Over the past few weeks I've often thought, "Is taking care of plants similar to taking care of a child?" I know, I can only ride the wings of this analogy so far, but bear with me for a minute. First of all, I think of my plants often and wonder how they're doing. I wonder if the weather is too hot or too cold or too wet or too dry. I get excited each day I head to water them after work. If they don't look well, I wonder what I did wrong. My thoughts become consumed with , "Should I have listened to that guy at the nursery who said the fertilizer pellets were the best, or my dad who always fertilized with the organic liquid stuff?" or "Did I water too much this week?....Not enough?" On the flip side, when my plants look full and green I feel a sense of pride as if all the worry and hard work was totally worth it.

I fully realize that taking care of plants is a far cry from being a parent.
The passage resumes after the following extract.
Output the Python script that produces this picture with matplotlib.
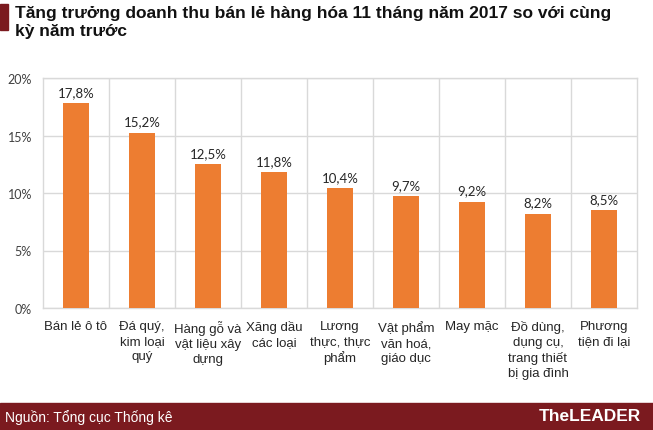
import matplotlib
matplotlib.use("Agg")
import matplotlib.pyplot as plt
from matplotlib.patches import Rectangle

# Data
categories = [
    "Bán lẻ ô tô",
    "Đá quý,\nkim loại\nquý",
    "Hàng gỗ và\nvật liệu xây\ndựng",
    "Xăng dầu\ncác loại",
    "Lương\nthực, thực\nphẩm",
    "Vật phẩm\nvăn hoá,\ngiáo dục",
    "May mặc",
    "Đồ dùng,\ndụng cụ,\ntrang thiết\nbị gia đình",
    "Phương\ntiện đi lại",
]
growth = [17.8, 15.2, 12.5, 11.8, 10.4, 9.7, 9.2, 8.2, 8.5]
y_ticks = [0, 5, 10, 15, 20]

title_text = "Tăng trưởng doanh thu bán lẻ hàng hóa 11 tháng năm 2017 so với cùng\nkỳ năm trước"
source_text = "Nguồn: Tổng cục Thống kê"
brand_text = "TheLEADER"

narrow = ["Liberation Sans Narrow", "Liberation Sans", "DejaVu Sans"]
calibri_like = ["Lato", "DejaVu Sans"]
bar_color = "#ED7D31"
dark_red = "#7B1A1F"
grid_color = "#D9D9D9"

fig = plt.figure(figsize=(6.53, 4.31), dpi=100)
W, H = 653, 431

ax = fig.add_axes([43 / W, 1 - 309 / H, (637 - 43) / W, (309 - 79) / H])
x = list(range(len(categories)))
ax.bar(x, growth, width=0.4, color=bar_color, zorder=3)
ax.set_xlim(-0.5, len(categories) - 0.5)
ax.set_ylim(0, 20)
ax.set_yticks(y_ticks)
ax.set_yticklabels([f"{t}%" for t in y_ticks], family=calibri_like, fontsize=9, color="#404040")
ax.set_xticks(x)
ax.set_xticklabels(categories, family=narrow, fontsize=9.5, color="#262626", linespacing=1.3)
ax.set_xticks([i + 0.5 for i in x[:-1]], minor=True)
ax.tick_params(axis="both", which="both", length=0)
ax.tick_params(axis="x", pad=9)
ax.tick_params(axis="y", pad=8)
ax.grid(axis="y", color=grid_color, linewidth=1, zorder=0)
ax.grid(axis="x", which="minor", color=grid_color, linewidth=1, zorder=0)
for side in ["top", "right", "left", "bottom"]:
    ax.spines[side].set_color(grid_color)
    ax.spines[side].set_linewidth(1)

for xi, v in zip(x, growth):
    ax.annotate(f"{v:.1f}%".replace(".", ","), (xi, v), xytext=(0, 4),
                textcoords="offset points", ha="center", va="bottom",
                family=calibri_like, fontsize=9.5, color="#262626")

# Title with red marker
fig.patches.append(Rectangle((0, 1 - 31 / H), 8 / W, 26 / H, transform=fig.transFigure,
                             color=dark_red, zorder=5))
fig.text(15 / W, 1 - 6 / H, title_text, family=narrow, fontsize=12.5, fontweight="bold",
         color="#111111", va="top", ha="left", linespacing=1.25)

# Footer band
fig.patches.append(Rectangle((0, 0), 1, 27 / H, transform=fig.transFigure,
                             color=dark_red, zorder=5))
fig.text(5 / W, 13 / H, source_text, family=narrow, fontsize=10, color="white",
         va="center", ha="left", zorder=6)
fig.text(641 / W, 14 / H, brand_text, family=narrow, fontsize=12.5, fontweight="bold",
         color="white", va="center", ha="right", zorder=6)

fig.savefig("out.png", dpi=100)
Yet I imagine that some of the emotions -excitement, worry, pride- are similar. Magnified a million times, but similar. Now don't get too excited- this blog is not my way of announcing that a miniature Hurd is on the way. But Josh and I were talking about kids today. Josh is taking a class called Religion and Violence and the topic today was abortion. Over dinner tonight, we talked about the discussion from his class today. By the end of the meal, we had talked our way into thinking that adoption might be part of our future. Of course we'll see what the coming years bring. These are just thoughts and prayers now. Needless to say, I am excited for that season in life. I hope I'll be ready for the massive responsibility of growing something more significant and meaningful than a plant- a human being. And considering I'm currently having a bit of trouble keeping my tomatoes alive, it looks like I'm going to need a lot prayer and advice when that time does come!

Thursday, March 31, 2011

The Rider

I am a big fan of Frederick Buechner. In fact, almost everything I read of his I think "I need to start a blog so I can share this good stuff!" My intention in starting this is not necessarily to rewrite his thoughts as my own, but simply to share some, maybe often random, "budding ruminations" of a Seattle transplant figuring out a new chapter of life in the great country state of Texas.
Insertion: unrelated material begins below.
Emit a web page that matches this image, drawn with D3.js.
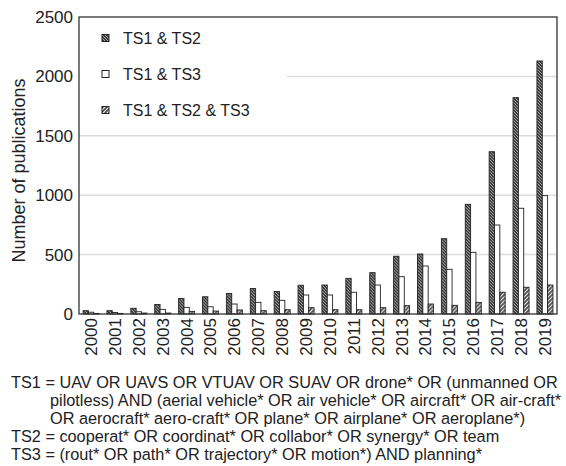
<!DOCTYPE html>
<html>
<head>
<meta charset="utf-8">
<script src="https://cdn.jsdelivr.net/npm/d3@7"></script>
<style>
  body { margin: 0; background: #fff; }
  svg { display: block; font-family: "Liberation Sans", Arial, sans-serif; }
</style>
</head>
<body>
<div id="chart"></div>
<script>
var years = ['2000','2001','2002','2003','2004','2005','2006','2007','2008','2009',
             '2010','2011','2012','2013','2014','2015','2016','2017','2018','2019'];
var ts12  = [28, 28, 48, 80, 130, 145, 173, 214, 190, 242, 244, 300, 348, 486, 505, 634, 923, 1366, 1821, 2130];
var ts13  = [15, 13, 19, 39, 56, 61, 84, 98, 115, 160, 160, 183, 244, 314, 404, 376, 519, 749, 890, 996];
var ts123 = [5, 5, 8, 8, 22, 25, 34, 28, 36, 53, 36, 36, 53, 70, 84, 73, 98, 183, 225, 244];
var seriesNames = ['TS1 & TS2', 'TS1 & TS3', 'TS1 & TS2 & TS3'];
var yTicks = [0, 500, 1000, 1500, 2000, 2500];
var notes = [
  'TS1 = UAV OR UAVS OR VTUAV OR SUAV OR drone* OR (unmanned OR',
  'pilotless) AND (aerial vehicle* OR air vehicle* OR aircraft* OR air-craft*',
  'OR aerocraft* aero-craft* OR plane* OR airplane* OR aeroplane*)',
  'TS2 = cooperat* OR coordinat* OR collabor* OR synergy* OR team',
  'TS3 = (rout* OR path* OR trajectory* OR motion*) AND planning*'
];

var W = 566, H = 466;
var pLeft = 79, pRight = 557, pTop = 17, pBottom = 314;

var svg = d3.select('#chart').append('svg')
  .attr('width', W).attr('height', H);

// fill patterns
var defs = svg.append('defs');
var p1 = defs.append('pattern').attr('id', 'pat1')
  .attr('patternUnits', 'userSpaceOnUse').attr('width', 3).attr('height', 3);
p1.append('rect').attr('width', 3).attr('height', 3).attr('fill', '#3c3c3c');
p1.append('path').attr('d', 'M0,0 L3,3 M-1,2 L1,4 M2,-1 L4,1')
  .attr('stroke', '#c8c8c8').attr('stroke-width', 0.8);
var p3 = defs.append('pattern').attr('id', 'pat3')
  .attr('patternUnits', 'userSpaceOnUse').attr('width', 4).attr('height', 4);
p3.append('rect').attr('width', 4).attr('height', 4).attr('fill', '#505050');
p3.append('path').attr('d', 'M0,4 L4,0 M-1,1 L1,-1 M3,5 L5,3')
  .attr('stroke', '#f0f0f0').attr('stroke-width', 1.1);
var fills = ['url(#pat1)', '#ffffff', 'url(#pat3)'];

var x = d3.scaleBand().domain(years).range([pLeft, pRight])
  .paddingInner(0.33).paddingOuter(0.17);
var xs = d3.scaleBand().domain([0, 1, 2]).range([0, x.bandwidth()]);
var y = d3.scaleLinear().domain([0, 2500]).range([pBottom, pTop]);

// gridlines
svg.append('g').selectAll('line')
  .data(yTicks.filter(function(d) { return d > 0 && d < 2500; }))
  .enter().append('line')
  .attr('x1', pLeft).attr('x2', pRight)
  .attr('y1', function(d) { return y(d); })
  .attr('y2', function(d) { return y(d); })
  .attr('stroke', '#dcdcdc').attr('stroke-width', 1.5);

// legend box covers the grid behind it
svg.append('rect').attr('x', pLeft + 1).attr('y', pTop + 1)
  .attr('width', 207).attr('height', 108).attr('fill', '#fff');

var rows = years.map(function(yr, i) { return [ts12[i], ts13[i], ts123[i]]; });

var groups = svg.append('g').selectAll('g')
  .data(rows).enter().append('g')
  .attr('transform', function(d, i) { return 'translate(' + x(years[i]) + ',0)'; });

groups.selectAll('rect')
  .data(function(d) { return d; })
  .enter().append('rect')
  .attr('x', function(d, j) { return xs(j); })
  .attr('y', function(d) { return y(d); })
  .attr('width', xs.bandwidth())
  .attr('height', function(d) { return pBottom - y(d); })
  .attr('fill', function(d, j) { return fills[j]; })
  .attr('stroke', '#222').attr('stroke-width', 0.9);

// frame
svg.append('rect').attr('x', pLeft).attr('y', pTop)
  .attr('width', pRight - pLeft).attr('height', pBottom - pTop)
  .attr('fill', 'none').attr('stroke', '#333').attr('stroke-width', 1.3);

// y axis labels
var yAxis = d3.axisLeft(y).tickValues(yTicks).tickFormat(d3.format('d'))
  .tickSize(0).tickPadding(6);
var gy = svg.append('g').attr('transform', 'translate(' + pLeft + ',0)').call(yAxis);
gy.select('.domain').remove();
gy.selectAll('text').attr('font-size', 17).attr('fill', '#222')
  .attr('font-family', '"Liberation Sans", Arial, sans-serif');

// x axis labels, rotated
var xAxis = d3.axisBottom(x).tickSize(0).tickPadding(0);
var gx = svg.append('g').attr('transform', 'translate(0,' + pBottom + ')').call(xAxis);
gx.select('.domain').remove();
gx.selectAll('text')
  .attr('font-size', 17).attr('fill', '#222')
  .attr('font-family', '"Liberation Sans", Arial, sans-serif')
  .attr('transform', 'rotate(-90)')
  .attr('text-anchor', 'end')
  .attr('x', -4).attr('y', 0).attr('dy', '0.35em');

// y title
svg.append('text')
  .attr('transform', 'translate(25,' + ((pTop + pBottom) / 2 + 5) + ') rotate(-90)')
  .attr('text-anchor', 'middle')
  .attr('font-size', 18).attr('fill', '#222')
  .text('Number of publications');

// legend
var legend = svg.append('g').selectAll('g')
  .data(seriesNames).enter().append('g')
  .attr('transform', function(d, i) { return 'translate(102,' + (38 + i * 36) + ')'; });
legend.append('rect')
  .attr('x', 0).attr('y', -3.5).attr('width', 7).attr('height', 7)
  .attr('fill', function(d, i) { return fills[i]; })
  .attr('stroke', '#222').attr('stroke-width', 1);
legend.append('text')
  .attr('x', 21).attr('dy', '0.35em')
  .attr('font-size', 16).attr('fill', '#222')
  .text(function(d) { return d; });

// query notes under the chart
svg.append('g').selectAll('text')
  .data(notes).enter().append('text')
  .attr('x', function(d, i) { return (i === 1 || i === 2) ? 50 : 11; })
  .attr('y', function(d, i) { return 388 + i * 18; })
  .attr('font-size', 16.3).attr('fill', '#222')
  .text(function(d) { return d; });
</script>
</body>
</html>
Today, though, I do want to share an excerpt from The Hungering Dark- my most recent Buechner expedition. This short section comes right after an explanation of the triumphal entry narrative, hence "The Rider". I found this to be particularly powerful in light of the upcoming holiday fondly known as Good Friday...

"On his last evening, they eat supper together for the last time, the rider and his friends, in some large room, upstairs somewhere in the city, a real room with things in it carpentered out of wood, course cloth, ragged moth at the candle flame, clink of pottery. Hands of bone and muscle move through the air, the sounds that men make eating. One of them wipes the back of his hand across his bearded mouth. Another eats like a drunk, never once taking his eyes off the one face of all their faces that is still, in the way the air just before a storm is still. As was the custom, the rider gets up to bless the bread, gives thanks for it; and as was the custom, he takes the loaf up into his hands and breaks it for them. Then the unaccustomed thing. He gives the loaf a name, his body, the dark wine a name, his blood, whatever he means by it, and tells them to eat and drink, although God knows they have no stomach for food now and their mouths are clumsy and spit-dry with, among other things, fear. In other words, he tells them to take his life into themselves and live it for him.
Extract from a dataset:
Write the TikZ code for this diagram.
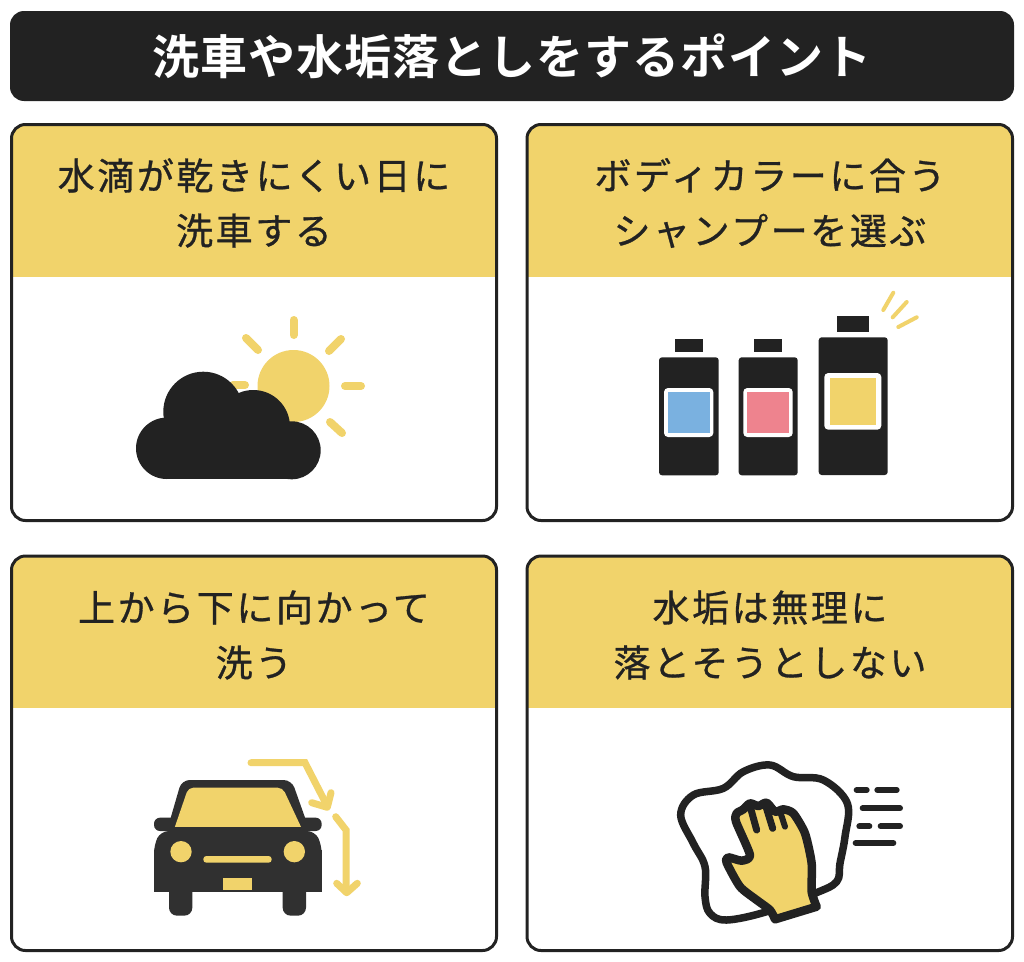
\documentclass[tikz,border=0pt]{standalone}
\usepackage{fontspec}
\usepackage{tikz}
\newfontfamily\jpfont[LetterSpace=7,FakeBold=0.8]{Noto Sans CJK JP}
\newfontfamily\jpbold[BoldFont={Noto Sans CJK JP Bold},LetterSpace=2]{Noto Sans CJK JP}
\definecolor{ink}{HTML}{222222}
\definecolor{carink}{HTML}{303030}
\definecolor{gold}{HTML}{F1D36B}
\definecolor{skyblue}{HTML}{7AB1E0}
\definecolor{rosepink}{HTML}{EE838E}
\tikzset{
  headtext/.style={align=center,text=ink,inner sep=0pt,font=\jpfont\fontsize{37}{55}\selectfont},
  ray/.style={gold,line width=8pt,line cap=round},
  flick/.style={gold,line width=4pt,line cap=round},
  swoosh/.style={gold,line width=7pt,line cap=round},
  speed/.style={ink,line width=6pt,line cap=round},
}
% left top right bottom headerbottom
\newcommand{\cardbox}[5]{
  \begin{scope}
  \clip[rounded corners=14] (#1,#2) rectangle (#3,#4);
  \fill[gold] (#1,#2) rectangle (#3,#5);
  \end{scope}
  \draw[ink,line width=3pt,rounded corners=14] (#1,#2) rectangle (#3,#4);
}
\begin{document}
\begin{tikzpicture}[x=1pt,y=-1pt]
\useasboundingbox (0,0) rectangle (1024,961);
\fill[white] (0,0) rectangle (1024,961);
\fill[ink,rounded corners=14] (10,11) rectangle (1014,101);
\node[text=white,inner sep=0pt,font=\jpbold\bfseries\fontsize{47}{50}\selectfont] (title) at (512,56) {洗車や水垢落としをするポイント};

\cardbox{11.5}{124.5}{496.5}{520.5}{277}
\cardbox{527}{124.5}{1012.5}{520.5}{277}
\cardbox{11.5}{556}{496.5}{950.5}{708}
\cardbox{527}{556}{1012.5}{950.5}{708}

\node[headtext] (dry) at (254,203) {水滴が乾きにくい日に\\洗車する};
\node[headtext] (shampoo) at (770,203) {ボディカラーに合う\\シャンプーを選ぶ};
\node[headtext] (wash) at (254,635) {上から下に向かって\\洗う};
\node[headtext] (scale) at (770,635) {水垢は無理に\\落とそうとしない};

% sun and cloud
\fill[gold] (293.5,386) circle (36);
\draw[ray] (293.5,320) -- (293.5,335);
\draw[ray] (329,351) -- (341,339);
\draw[ray] (345,386) -- (361,386);
\draw[ray] (330,422) -- (342,433);
\draw[ray] (246,338) -- (258,350);
\draw[ray] (233,385) -- (245,385);
\fill[ink] (166.7,448.3) circle (30.7);
\fill[ink] (203.3,411.7) circle (40);
\fill[ink] (253.3,426.7) circle (36.7);
\fill[ink] (291.7,450.3) circle (29);
\fill[ink] (166.7,425) rectangle (291.7,479);

% bottles
\fill[ink] (674.7,338.7) rectangle (702.7,352.3);
\fill[ink] (754,338.7) rectangle (782.3,352.3);
\fill[ink] (836.7,316) rectangle (869.3,331.7);
\fill[ink,rounded corners=3] (659,357.3) rectangle (718.7,475.3);
\fill[ink,rounded corners=3] (738.7,357.3) rectangle (797.7,475.3);
\fill[ink,rounded corners=3] (818.7,337.3) rectangle (887.7,475);
\fill[white,rounded corners=4] (664,388) rectangle (713.3,437);
\fill[white,rounded corners=4] (743.3,388) rectangle (792.7,437);
\fill[white,rounded corners=4] (824.3,373) rectangle (881.3,429.7);
\fill[skyblue] (668,391.7) rectangle (710.3,432.7);
\fill[rosepink] (747.3,391.7) rectangle (789.3,432.7);
\fill[gold] (829.7,377.7) rectangle (876.3,425);
\draw[flick] (883.3,310) -- (893.3,292.7);
\draw[flick] (892.7,317.3) -- (906.7,302);
\draw[flick] (898.3,327) -- (916.7,317.3);

% car
\begin{scope}[shift={(140,750)},x=1/3*1pt,y=-1/3*1pt]
\fill[carink,rounded corners=8] (87,400) rectangle (157,497);
\fill[carink,rounded corners=8] (428,400) rectangle (498,497);
\fill[carink,rounded corners=8] (42,340) -- (42,285) -- (62,243) -- (525,243) -- (545,285) -- (545,340) -- cycle;
\fill[carink] (42,300) rectangle (545,427);
\fill[carink,rounded corners=6] (42,203) rectangle (545,243);
\fill[carink,rounded corners=8] (80,245) -- (125,90) -- (455,90) -- (510,245) -- cycle;
\begin{scope}
\clip (90,113) rectangle (500,230);
\fill[gold,rounded corners=5] (98,250) -- (145,113) -- (428,113) -- (492,250) -- cycle;
\end{scope}
\fill[gold] (123,305) circle (32);
\fill[gold] (463,305) circle (32);
\fill[gold,rounded corners=3] (190,318) rectangle (395,338);
\fill[gold] (250,385) rectangle (335,420);
\end{scope}
\draw[swoosh] (251,762.7) -- (305,762.7) -- (326.7,805);
\draw[swoosh,line join=round] (311.7,802.7) -- (327.3,807.3) -- (331,792.7);
\draw[swoosh] (335.7,816.7) -- (346,830) -- (346,891.7);
\draw[swoosh,line join=round] (336.7,883.3) -- (346.7,892.7) -- (357.3,883.3);

% cloth and hand
\begin{scope}[shift={(660,750)},x=1/3*1pt,y=-1/3*1pt]
\draw[ink,line width=7.5pt] plot[smooth cycle,tension=0.6] coordinates {(62,195) (100,135) (190,115) (250,65) (330,45) (400,80) (490,90) (562,160) (555,260) (540,340) (530,395) (465,430) (320,485) (200,510) (150,490) (135,440) (135,350) (100,280)};
\draw[ink,fill=gold,line width=8.5pt,line join=round] plot[smooth,tension=0.4] coordinates {(470,470) (455,425) (455,340) (435,250) (400,190) (370,178) (345,185) (320,158) (295,168) (270,160) (250,178) (230,190) (228,215) (270,315) (245,332) (205,322) (200,338) (240,410) (290,450) (330,480) (345,508)} -- cycle;
\draw[ink,line width=7pt,line cap=round] (272,175) -- (290,240);
\draw[ink,line width=7pt,line cap=round] (318,170) -- (338,235);
\draw[ink,line width=6pt,line cap=round] (362,190) -- (375,230);
\draw[speed] (590,120) -- (620,120) (652,120) -- (710,120);
\draw[speed] (608,175) -- (720,175);
\draw[speed] (598,229) -- (628,229) (662,229) -- (720,229);
\draw[speed] (587,279) -- (700,279);
\end{scope}
\end{tikzpicture}
\end{document}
Ever since, the bread has been broken, the wine poured out, in commemoration of his death. Some come, not so many anymore but always some, always enough, and the Lord knows why they do, why we do. Probably for the same reason that for century after century men have always come-because although there is much that we cannot understand, much that we cannot believe, the inexorable life in him draws us to him the way a glimmer of light draws a man who has lost his way in the dark. Because we are hungry for more than bread. Because we are thirsty for more than wine. That is the reason you have for coming to such a table, the reason I have for coming, and that is the only reason we need to have, thank God."